Another participant of the discussion titled “Changed Nepal: Concerns and Challenges for India” held in IIC complex was retired Major General Ashok K Mehta who said that India could use ex-Gorkha soldiers against the Maoists in the polls. “Ex-servicemen who mostly come from West Nepal are our constituency and we should mobilize them [against the Maoists] which we couldn’t do in the previous election [that saw a Maoist victory],” he said.

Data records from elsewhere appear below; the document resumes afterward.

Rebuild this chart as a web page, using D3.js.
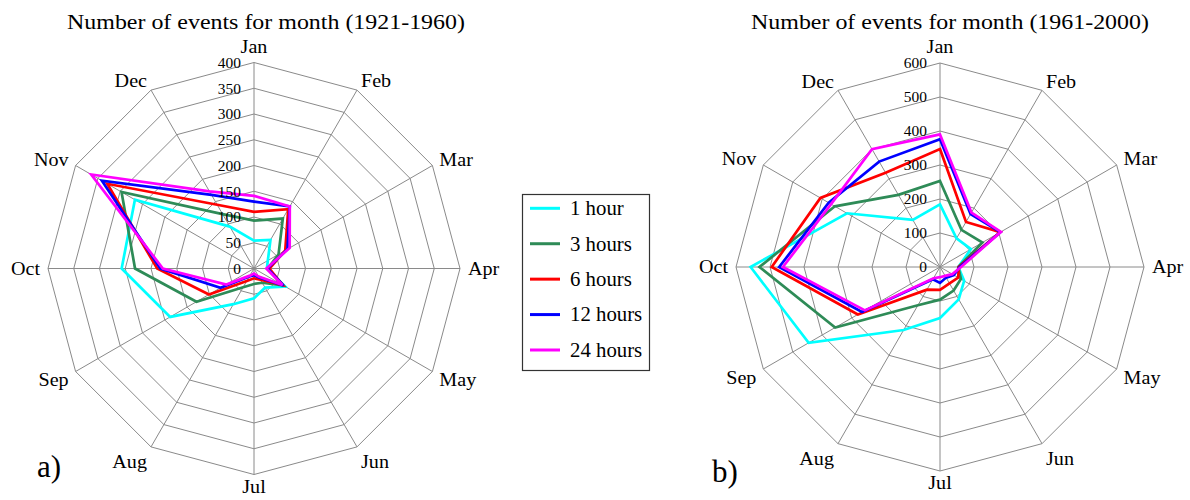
<!DOCTYPE html>
<html>
<head>
<meta charset="utf-8">
<script src="https://cdn.jsdelivr.net/npm/d3@7"></script>
<style>
body{margin:0;background:#fff;}
text{font-family:"Liberation Serif","Times New Roman",serif;fill:#000;}
</style>
</head>
<body>
<svg id="chart" width="1190" height="500"></svg>
<script>
var months=["Jan","Feb","Mar","Apr","May","Jun","Jul","Aug","Sep","Oct","Nov","Dec"];
var seriesNames=["1 hour","3 hours","6 hours","12 hours","24 hours"];
var seriesColors=["#00ffff","#2e8b57","#ff0000","#0000ff","#ff00ff"];
var ticksA=[0,50,100,150,200,250,300,350,400];
var ticksB=[0,100,200,300,400,500,600];

// 1921-1960
var a1h=[54,64,31,25,70,43,58,80,188,257,267,94];
var a3h=[93,112,55,27,66,32,30,42,129,231,297,122];
var a6h=[110,133,70,30,64,25,19,28,101,188,329,143];
var a12h=[130,139,75,26,66,20,13,18,75,182,341,165];
var a24h=[141,139,80,24,64,18,10,16,62,177,365,173];

// 1961-2000
var b1h=[184,97,105,54,82,110,150,214,446,557,316,160];
var b3h=[253,126,144,54,71,80,96,130,356,531,357,245];
var b6h=[347,153,205,55,62,56,67,77,279,495,406,320];
var b12h=[376,180,205,58,47,36,47,42,265,473,378,358];
var b24h=[390,185,207,62,42,30,30,38,255,462,370,400];

var svg=d3.select("#chart");

function putText(g,str,x,y,size,sx,anchor){
    return g.append("text")
        .attr("transform","translate("+x+","+y+") scale("+sx+",1)")
        .attr("text-anchor",anchor||"middle")
        .attr("dominant-baseline","central")
        .style("font-size",size+"px")
        .text(str);
}

function drawRadar(o){
    var g=svg.append("g");
    var r=d3.scaleLinear().domain([0,o.max]).range([0,o.radius]);
    var ang=d3.scaleLinear().domain([0,months.length]).range([0,2*Math.PI]);

    var ring=d3.lineRadial()
        .angle(function(d,i){return ang(i);})
        .radius(function(d){return d;})
        .curve(d3.curveLinearClosed);

    var grid=g.append("g").attr("transform","translate("+o.cx+","+o.cy+")");
    o.ticks.slice(1).forEach(function(t){
        grid.append("path")
            .attr("d",ring(months.map(function(){return r(t);})))
            .attr("fill","none").attr("stroke","#8a8a8a").attr("stroke-width",1);
    });
    months.forEach(function(m,i){
        var a=ang(i);
        grid.append("line")
            .attr("x1",0).attr("y1",0)
            .attr("x2",r(o.max)*Math.sin(a)).attr("y2",-r(o.max)*Math.cos(a))
            .attr("stroke","#8a8a8a").attr("stroke-width",1);
    });

    var line=d3.lineRadial()
        .angle(function(d,i){return ang(i);})
        .radius(function(d){return r(d);})
        .curve(d3.curveLinearClosed);

    o.series.forEach(function(s,k){
        grid.append("path")
            .attr("d",line(s))
            .attr("fill","none")
            .attr("stroke",seriesColors[k])
            .attr("stroke-width",2.7)
            .attr("stroke-linejoin","miter");
    });

    o.ticks.forEach(function(t){
        putText(g,t,o.cx-13,o.cy-r(t),15,1.03,"end");
    });

    months.forEach(function(m,i){
        var a=ang(i), s=Math.sin(a), c=Math.cos(a);
        var rr=r(o.max)+8;
        var x=o.cx+rr*s, y=o.cy-rr*c;
        var anchor=s>0.1?"start":(s<-0.1?"end":"middle");
        var dy=c>0.9?-8:(c>0.3?-2:(c<-0.9?4:(c<-0.3?-c*9:0)));
        putText(g,m,x,y+dy,19,1.06,anchor);
    });

    putText(g,o.title,o.titleX,22,21,1.14,"middle");
    g.append("text")
        .attr("x",o.tagX).attr("y",o.tagY)
        .style("font-size","31px")
        .text(o.tag);
}

drawRadar({cx:254,cy:268.5,radius:206,max:400,ticks:ticksA,
    series:[a1h,a3h,a6h,a12h,a24h],
    title:"Number of events for month (1921-1960)",titleX:266,
    tag:"a)",tagX:37,tagY:477});

drawRadar({cx:940,cy:267,radius:204,max:600,ticks:ticksB,
    series:[b1h,b3h,b6h,b12h,b24h],
    title:"Number of events for month (1961-2000)",titleX:950,
    tag:"b)",tagX:712,tagY:482});

// legend
var leg=svg.append("g");
leg.append("rect")
    .attr("x",522.5).attr("y",194.5).attr("width",127).attr("height",176)
    .attr("fill","#fff").attr("stroke","#333").attr("stroke-width",1.2);
var ly=d3.scaleLinear().domain([0,seriesNames.length-1]).range([208.3,350]);
seriesNames.forEach(function(n,k){
    leg.append("line")
        .attr("x1",530).attr("x2",560)
        .attr("y1",ly(k)).attr("y2",ly(k))
        .attr("stroke",seriesColors[k]).attr("stroke-width",3);
    putText(leg,n,570,ly(k),20,1.04,"start");
});
</script>
</body>
</html>
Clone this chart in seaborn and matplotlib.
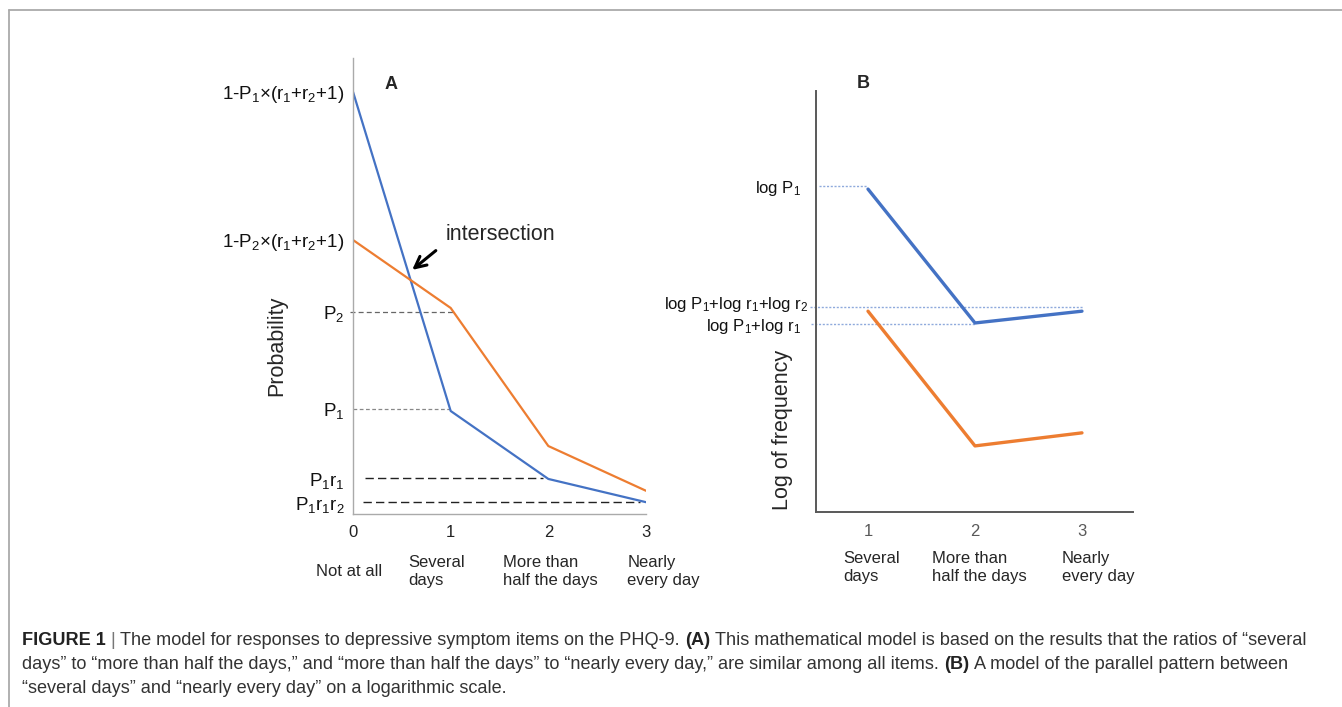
#recria a figura 1 (modelo de respostas do PHQ-9) com dois painéis A e B
import matplotlib
matplotlib.use("Agg")
import matplotlib.pyplot as plt
import matplotlib.transforms as mtransforms
from matplotlib.lines import Line2D
import pandas as pd
import seaborn as sns

# painel A: probabilidades (unidades arbitrárias)
respostas_a = [0, 1, 2, 3]
prob_azul = [1.0, 0.244, 0.083, 0.028]
prob_laranja = [0.649, 0.488, 0.161, 0.055]
niveis_a = [1.0, 0.649, 0.479, 0.249, 0.085, 0.028]
rotulos_a = ["1-P$_1$×(r$_1$+r$_2$+1)", "1-P$_2$×(r$_1$+r$_2$+1)",
             "P$_2$", "P$_1$", "P$_1$r$_1$", "P$_1$r$_1$r$_2$"]
categorias_a = ["Not at all", "Several\ndays", "More than\nhalf the days", "Nearly\nevery day"]

# linhas tracejadas de referência do painel A (nível, início, fim)
guia_a_nivel = [0.479, 0.249, 0.085, 0.028]
guia_a_ini = [-0.03, 0.0, 0.12, 0.10]
guia_a_fim = [1.04, 1.0, 1.95, 2.94]

# painel B: log da frequência
respostas_b = [1, 2, 3]
log_azul = [0.767, 0.449, 0.477]
log_laranja = [0.477, 0.157, 0.188]
niveis_b = [0.774, 0.487, 0.447]
rotulos_b = ["log P$_1$", "log P$_1$+log r$_1$+log r$_2$", "log P$_1$+log r$_1$"]
categorias_b = ["Several\ndays", "More than\nhalf the days", "Nearly\nevery day"]
guia_b_ini = [0.54, 0.46, 0.47]
guia_b_fim = [0.99, 3.01, 2.0]

AZUL = "#4472C4"
LARANJA = "#ED7D31"

sns.set_style("white")
plt.rcParams["font.family"] = ["Liberation Sans", "DejaVu Sans"]
plt.rcParams["mathtext.fontset"] = "custom"
plt.rcParams["mathtext.rm"] = "Liberation Sans"
plt.rcParams["mathtext.it"] = "Liberation Sans:italic"
plt.rcParams["mathtext.bf"] = "Liberation Sans:bold"
plt.rcParams["mathtext.default"] = "regular"

fig = plt.figure(figsize=(13.42, 7.07), dpi=100)
W, H = 1342, 707

# moldura cinza (topo e esquerda)
fig.add_artist(Line2D([9 / W, 1], [1 - 10 / H] * 2, transform=fig.transFigure, color="#aaaaaa", lw=1.3))
fig.add_artist(Line2D([9 / W] * 2, [0, 1 - 10 / H], transform=fig.transFigure, color="#aaaaaa", lw=1.3))

# ---------------- painel A ----------------
ax_a = fig.add_axes([353 / W, 1 - 514 / H, 293 / W, 456 / H])
df_a = pd.DataFrame({
    "resposta": respostas_a * 2,
    "prob": prob_azul + prob_laranja,
    "serie": ["azul"] * 4 + ["laranja"] * 4,
})
sns.lineplot(data=df_a, x="resposta", y="prob", hue="serie", palette=[AZUL, LARANJA],
             linewidth=1.6, legend=False, ax=ax_a)
ax_a.set_xlim(0, 3)
ax_a.set_ylim(0, 1.08)

estilos_a = [("#666666", (0, (4, 2.5)), 0.9), ("#888888", (0, (3, 2)), 0.9),
             ("#222222", (0, (6, 3)), 1.0), ("#222222", (0, (6, 3)), 1.0)]
for nivel, x0, x1, (cor, ls, lw) in zip(guia_a_nivel, guia_a_ini, guia_a_fim, estilos_a):
    ax_a.plot([x0, x1], [nivel, nivel], color=cor, linestyle=ls, lw=lw, clip_on=False, zorder=1)

ax_a.set_yticks(niveis_a)
ax_a.set_yticklabels(rotulos_a, fontsize=13.5, color="#111111")
ax_a.set_xticks(respostas_a)
ax_a.set_xticklabels([str(r) for r in respostas_a], fontsize=12, color="#222222")
ax_a.tick_params(axis="y", length=0, pad=6)
ax_a.tick_params(axis="x", length=3, width=1, color="#aaaaaa", pad=5)
for lado in ["top", "right"]:
    ax_a.spines[lado].set_visible(False)
for lado in ["left", "bottom"]:
    ax_a.spines[lado].set_color("#aaaaaa")
    ax_a.spines[lado].set_linewidth(1.0)
ax_a.set_xlabel("")
ax_a.set_ylabel("")

ax_a.text(-0.259, 0.368, "Probability", rotation=90, ha="center", va="center",
          fontsize=15.5, transform=ax_a.transAxes)
ax_a.text(0.130, 0.941, "A", fontsize=13, fontweight="bold", ha="center", va="center",
          transform=ax_a.transAxes)

ax_a.annotate("", xy=(0.584, 0.574), xytext=(0.87, 0.628),
              arrowprops=dict(arrowstyle="->", lw=2.2, color="black", mutation_scale=20))
ax_a.text(0.952, 0.661, "intersection", fontsize=15.5, ha="left", va="center")

trans_a = mtransforms.blended_transform_factory(ax_a.transData, ax_a.transAxes)
for x, cat in zip([-0.04, 0.86, 2.02, 3.18], categorias_a):
    ax_a.text(x, -0.126, cat, transform=trans_a, ha="center", va="center",
              multialignment="left", fontsize=12, linespacing=1.25)

# ---------------- painel B ----------------
ax_b = fig.add_axes([816 / W, 1 - 512 / H, 317 / W, 421 / H])
df_b = pd.DataFrame({
    "resposta": respostas_b * 2,
    "log": log_azul + log_laranja,
    "serie": ["azul"] * 3 + ["laranja"] * 3,
})
sns.lineplot(data=df_b, x="resposta", y="log", hue="serie", palette=[AZUL, LARANJA],
             linewidth=2.4, legend=False, ax=ax_b)
ax_b.set_xlim(0.514, 3.477)
ax_b.set_ylim(0, 1.0)

for nivel, x0, x1 in zip(niveis_b, guia_b_ini, guia_b_fim):
    ax_b.plot([x0, x1], [nivel, nivel], color="#8FAADC", linestyle=(0, (1.5, 1.2)), lw=1.0,
              clip_on=False, zorder=1)

ax_b.set_yticks(niveis_b)
ax_b.set_yticklabels(rotulos_b, fontsize=12, color="#111111")
ax_b.set_xticks(respostas_b)
ax_b.set_xticklabels([str(r) for r in respostas_b], fontsize=12, color="#595959")
ax_b.tick_params(axis="y", length=0, pad=11)
ax_b.tick_params(axis="x", length=0, pad=9)
for lado in ["top", "right"]:
    ax_b.spines[lado].set_visible(False)
for lado in ["left", "bottom"]:
    ax_b.spines[lado].set_color("#595959")
    ax_b.spines[lado].set_linewidth(1.4)
ax_b.set_xlabel("")
ax_b.set_ylabel("")

# o rótulo mais longo fica um pouco acima da linha, como no original
rot_longo = ax_b.get_yticklabels()[1]
rot_longo.set_transform(rot_longo.get_transform() +
                        mtransforms.ScaledTranslation(0.08, 0.05, fig.dpi_scale_trans))

ax_b.text(-0.107, 0.195, "Log of frequency", rotation=90, ha="center", va="center",
          fontsize=15.5, transform=ax_b.transAxes)
ax_b.text(0.148, 1.017, "B", fontsize=13, fontweight="bold", ha="center", va="center",
          transform=ax_b.transAxes)

trans_b = mtransforms.blended_transform_factory(ax_b.transData, ax_b.transAxes)
for x, cat in zip([1.03, 2.04, 3.15], categorias_b):
    ax_b.text(x, -0.133, cat, transform=trans_b, ha="center", va="center",
              multialignment="left", fontsize=12, linespacing=1.25)

# ---------------- legenda da figura ----------------
linhas_legenda = [
    [("FIGURE 1", "bold", "#222222"), (" | ", "normal", "#777777"),
     ("The model for responses to depressive symptom items on the PHQ-9. ", "normal", "#333333"),
     ("(A)", "bold", "#222222"),
     (" This mathematical model is based on the results that the ratios of \u201cseveral", "normal", "#333333")],
    [("days\u201d to \u201cmore than half the days,\u201d and \u201cmore than half the days\u201d to "
      "\u201cnearly every day,\u201d are similar among all items. ", "normal", "#333333"),
     ("(B)", "bold", "#222222"),
     (" A model of the parallel pattern between", "normal", "#333333")],
    [("\u201cseveral days\u201d and \u201cnearly every day\u201d on a logarithmic scale.", "normal", "#333333")],
]
tam_leg = 13.1
renderer = fig.canvas.get_renderer()


def largura(txt, peso):
    t = fig.text(0, 0, txt, fontsize=tam_leg, fontweight=peso)
    w = t.get_window_extent(renderer).width
    t.remove()
    return w


for i, segmentos in enumerate(linhas_legenda):
    x = 22.0
    y = 1 - (645 + 24 * i) / H
    for txt, peso, cor in segmentos:
        esp = largura("x x", peso) - largura("xx", peso)
        miolo = txt.strip(" ")
        x += esp * (len(txt) - len(txt.lstrip(" ")))
        t = fig.text(x / W, y, miolo, fontsize=tam_leg, fontweight=peso, color=cor, va="baseline")
        x += t.get_window_extent(renderer).width
        x += esp * (len(txt) - len(txt.rstrip(" ")))

fig.savefig("out.png", dpi=100)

Claiming that the government in Nepal was represented by hardliners from coalition parties including Home Minister Bamdev Gautam who headed the hardliner faction of the CPN UML, Jha said that Nepal was increasingly siding with China while pointing fingers at India. “Home Minister told me that the unrest in Terai could be traced to the persons at the Indian consulate in Birgunj,” Jha recalled his meeting with Gautam earlier this month. “I heard that even Madhesi Janadhikar Forum (MJF) is trying to establish relationship with the Chinese Communist Party. In our meeting Upendra Yadav [Chairman of the MJF and Foreign Minister] didn’t tell me about that and why would he do. He is a former Maoist himself and has learned the tricks from Prachanda who tells only good things to the listener in front of him. And China has offered to build four-lane highway from Kathmandu to Rasuwa. This is the situation we have to deal.”
While discussing about Nepal’s ‘China Card’ participants of the meeting agreed that Jawaharlal Nehru’s theory that ‘India’s frontier lie on the north of the Himalayas’ was irrelevant in present context when the ‘Chinese influence in Nepal has grown by leaps and bounds.’ “Our relations with Nepal are always seen through the India-China prism,” said Dr Ravni Thakur of Delhi University while presenting a paper titled “Impact of China on Indo-Nepal Relations”. “Our policies must not try to bring Nepal into so called India sphere. The [Sino-Nepal] relationship is there and is already significant. Chinese give all kinds of concessions to their small neighbors like Nepal and always support whoever is in power in Nepal. China looks Nepal as an extended economic zone. Perhaps India can mitigate a growing Chinese influence by seeing Nepal as a free trade route to China.”
That view that Nepal should be a free trade route between India and China was immediately countered by Rajiv Sikri who said that that India shouldn’t do that as long as it doesn’t see direct benefit.
Presenting a paper on ‘100 Days of Maoist Rule”, Dr. S Chandrasekharan, Director of South Asia Analysis Group said that the Maoist led-government’s performance was ‘high on oratory and low on achievement.” “Government has failed miserably on law and order,” he said. Claiming that the government was stuck in three cocoons- 1) The Maoist party that is increasingly being controlled by hardliners like Mohan Baidya and C P Gajurel, 2) Ruling coalition that is marred by conflicting interests of the member parties and 3) the Interim Constitution, Chandrasekharan suggested that the government should ‘break out the first, compromise on the second and confine themselves on the third.”
Saying that the present government is led by the party that is ‘ideologically more prone to look North,” S. K. Sinha, retired Lieutenant General and Indian ambassador to Nepal during the 1989 Indian blockade, said that India “should ensure, without stepping on their toes, our national interests are well safe guarded.”
Suggesting that army remains the most important constituency in Nepal Sinha opined that the integration of Maoist combatants in the national army is a serious issue for India. Stating that India never incorporated outside combatants in the national army Sinha said when Bangladesh did the same (by absorbing guerillas from the Mukti Bahini) that led to the assassination of President Sheikh Mujib by the former guerillas. While agreeing that India has very special links with Nepal army and national armies of both countries were ‘enjoying the best of their relations’ participants said that the same might come under threat if the Maoist combatants were included in the national army. “It is something which effects out national security,” said Sinha. “Be it four thousand [Maoist combatants integrated into Nepali army] or five thousand.”